The channel was removed from Sweden's Telia cable network on 25 May 1998. In the UK, Cable & Wireless carried the localized TCC Nordic feed for a few months due to the company's displeasure at the closure of TCC at such short notice. TCC Nordic continued to broadcast on Intelsat 605, not only for Dutch-speaking and Scandinavian viewers, but also to provide Cable and Wireless's headend to relay the service to UK viewers. On 27 September 1998, it was announced that the channel would be taken off the service on 5 October and would be replaced with Fox Kids. On that day, TCC Nordic was removed from Intelsat altogether, and only remained on the D2-MAC-powered Thor I satellite, rendering it inaccessible to the Dutch satellite television audience.

On 30 September 2000, the channel finally closed altogether after the contract had expired.

The channel's website remained in operation until late 2005, when its domain lapsed.

==Programming==
In its day, TCC created some original programming. Connect 4 and The Super Mario Challenge were popular tea-time quiz shows. Some other 'in-between' show segments included Link Anchorman, featuring Chuck the Chimp and Hopper the Penguin. All of the puppets were created and performed by Hands Up Puppets, primarily Marcus Clarke and Helena Smee. Other television talent made an appearance or got an early break working on these series, including Konnie Huq, then awaiting news of her university place.

During school holidays, RatKan was aired between 7.00am and 12.00pm, with It's Droibee Time off air.

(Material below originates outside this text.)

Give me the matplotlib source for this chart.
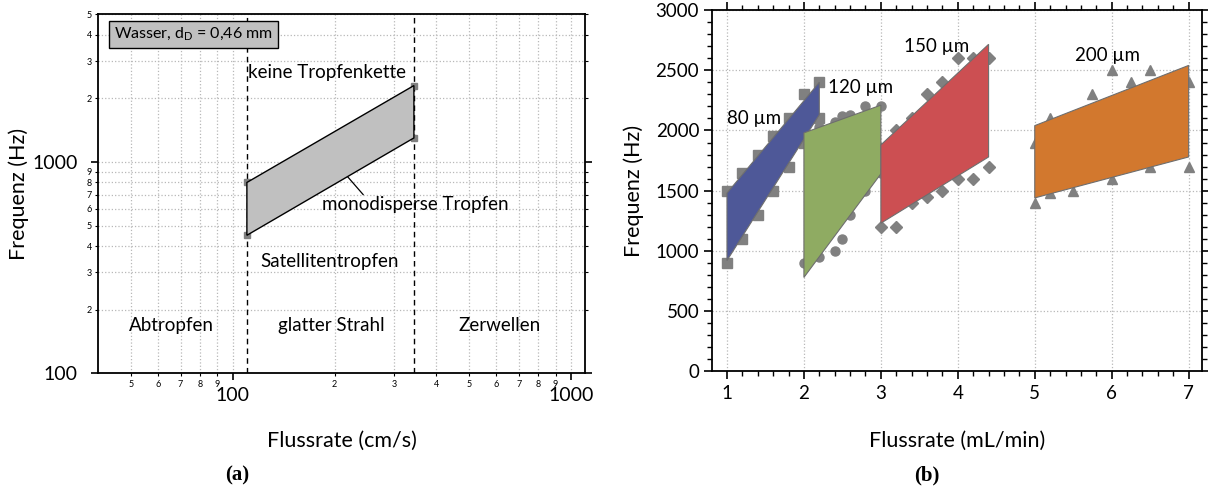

Some of today's producers also got valuable early television introduction experience on these series, including Lisa Opie, Tim Lowe, Karen Ward, and Mike Crosby. A live-action quiz programme, Around the World in 80 Seconds is produced for the channel in 1993–94 was hosted by Timmy Mallett as Captain Everything, schoolchildren participated in a quiz based on geography and general knowledge of particular countries, before "replaying" famous scenarios from the history of their chosen country as the top team received a prize of a four-day trip to the then-new Euro Disney.

Through Flextech, TCC was a co-producer of cartoons in its later years, notably including Earthworm Jim.